**Provided material:**
══════

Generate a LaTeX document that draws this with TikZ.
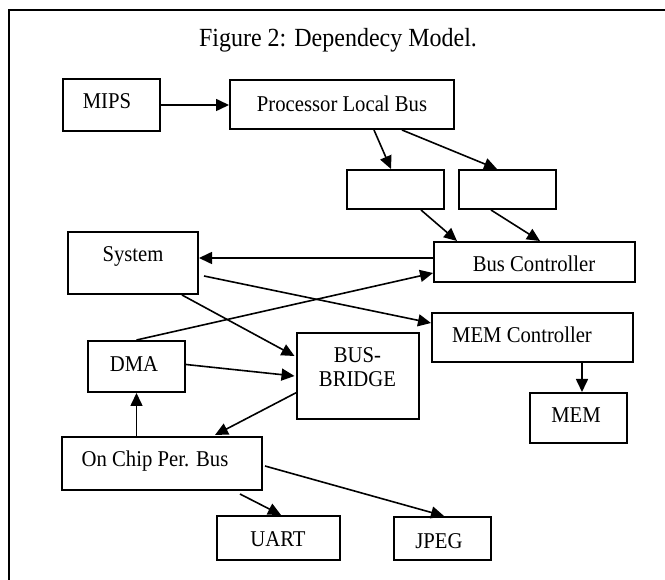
\documentclass[tikz,border=0pt]{standalone}
\usepackage{fontspec}
\setmainfont{Liberation Serif}
\usetikzlibrary{arrows.meta,calc}
% labels are set slightly taller than wide
\newcommand{\tall}[1]{\scalebox{1}[1.09]{#1}}
\tikzset{
  box/.style={draw, line width=2pt, inner sep=0pt, anchor=center},
  txt/.style={anchor=base, inner sep=0pt, font=\fontsize{20.7}{25}\selectfont},
  conn/.style={line width=1.6pt, -{Triangle[length=13pt,width=12pt]}},
}
\begin{document}
\begin{tikzpicture}[x=1pt, y=-1pt]
\useasboundingbox (0,0) rectangle (665,580);
% outer frame (only the top and left edges lie inside the page)
\draw[line width=2.5pt] (9,590) -- (9,10) -- (675,10);

% title
\node[anchor=base, inner sep=0pt, font=\fontsize{24}{28}\selectfont] (title) at (338,47) {\tall{Figure 2: Dependecy Model.}};

% blocks
\node[box, minimum width=97pt,  minimum height=52pt] (mips) at (111.5,105)   {};
\node[box, minimum width=224pt, minimum height=49pt] (plb)  at (342,104.5)   {};
\node[box, minimum width=97pt,  minimum height=39pt] (b1)   at (395.5,189.5) {};
\node[box, minimum width=97pt,  minimum height=39pt] (b2)   at (507.5,189.5) {};
\node[box, minimum width=201pt, minimum height=40pt] (busc) at (534.5,262)   {};
\node[box, minimum width=130pt, minimum height=62pt] (sys)  at (133,263)     {};
\node[box, minimum width=201pt, minimum height=49pt] (memc) at (532.5,337.5) {};
\node[box, minimum width=97pt,  minimum height=51pt] (dma)  at (136.5,366.5) {};
\node[box, minimum width=122pt, minimum height=86pt] (bb)   at (357.5,376)   {};
\node[box, minimum width=97pt,  minimum height=50pt] (mem)  at (578.5,418)   {};
\node[box, minimum width=200pt, minimum height=53pt] (ocpb) at (162,463.5)   {};
\node[box, minimum width=123pt, minimum height=44pt] (uart) at (278.5,538)   {};
\node[box, minimum width=97pt,  minimum height=43pt] (jpeg) at (442.5,538.5) {};

% block labels
\node[txt] (mipsT) at (107,109) {\tall{MIPS}};
\node[txt] (plbT)  at (342,111.5) {\tall{Processor Local Bus}};
\node[txt] (buscT) at (534,272) {\tall{Bus Controller}};
\node[txt] (sysT)  at (133,262) {\tall{System}};
\node[txt] (memcT) at (522,343) {\tall{MEM Controller}};
\node[txt] (dmaT)  at (134,372) {\tall{DMA}};
\node[txt] (bbT1)  at (357.5,363) {\tall{BUS-}};
\node[txt] (bbT2)  at (357.5,387) {\tall{BRIDGE}};
\node[txt] (memT)  at (576,423) {\tall{MEM}};
\node[txt] (ocpbT) at (155,467) {\tall{On Chip Per. Bus}};
\node[txt] (uartT) at (278,546) {\tall{UART}};
\node[txt] (jpegT) at (439,548) {\tall{JPEG}};

% connectors
\draw[conn] (mips.east) -- (plb.west |- mips.east);
\draw[conn] ($(plb.south west)+(145,0)$) -- ($(b1.north west)+(45,0)$);
\draw[conn] ($(plb.south west)+(173,0)$) -- ($(b2.north west)+(39,0)$);
\draw[conn] ($(b1.south west)+(75,0)$) -- ($(busc.north west)+(24,0)$);
\draw[conn] ($(b2.south west)+(33,0)$) -- ($(busc.north west)+(107,0)$);
\draw[conn] ($(busc.north west)+(0,17)$) -- ($(sys.north east)+(0,27)$);
\draw[conn] (dma.north) -- ($(busc.south west)+(0,-10)$);
\draw[conn] ($(sys.north east)+(5,45)$) -- ($(memc.north west)+(0,11)$);
\draw[conn] ($(sys.south west)+(115,0)$) -- ($(bb.north west)+(-1,24)$);
\draw[conn] ($(dma.east)+(0,-2)$) -- ($(bb.north west)+(-1,44)$);
\draw[conn] ($(bb.north west)+(2,60)$) -- ($(ocpb.north west)+(154,-1)$);
\draw[conn] (ocpb.north -| dma.south) -- (dma.south);
\draw[conn] ($(memc.south west)+(151,0)$) -- ($(mem.north west)+(53,0)$);
\draw[conn] ($(ocpb.south west)+(179,3)$) -- ($(uart.north west)+(65,0)$);
\draw[conn] ($(ocpb.north east)+(2,30)$) -- ($(jpeg.north west)+(51,0)$);
\end{tikzpicture}
\end{document}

══════

**Instruction:** Look at the listing and set down only the lines from its start through the line with "(title) at (338,47)", word for word and without pictures.

**Expected answer:**
Generate a LaTeX document that draws this with TikZ.
\documentclass[tikz,border=0pt]{standalone}
\usepackage{fontspec}
\setmainfont{Liberation Serif}
\usetikzlibrary{arrows.meta,calc}
% labels are set slightly taller than wide
\newcommand{\tall}[1]{\scalebox{1}[1.09]{#1}}
\tikzset{
  box/.style={draw, line width=2pt, inner sep=0pt, anchor=center},
  txt/.style={anchor=base, inner sep=0pt, font=\fontsize{20.7}{25}\selectfont},
  conn/.style={line width=1.6pt, -{Triangle[length=13pt,width=12pt]}},
}
\begin{document}
\begin{tikzpicture}[x=1pt, y=-1pt]
\useasboundingbox (0,0) rectangle (665,580);
% outer frame (only the top and left edges lie inside the page)
\draw[line width=2.5pt] (9,590) -- (9,10) -- (675,10);

% title
\node[anchor=base, inner sep=0pt, font=\fontsize{24}{28}\selectfont] (title) at (338,47) {\tall{Figure 2: Dependecy Model.}};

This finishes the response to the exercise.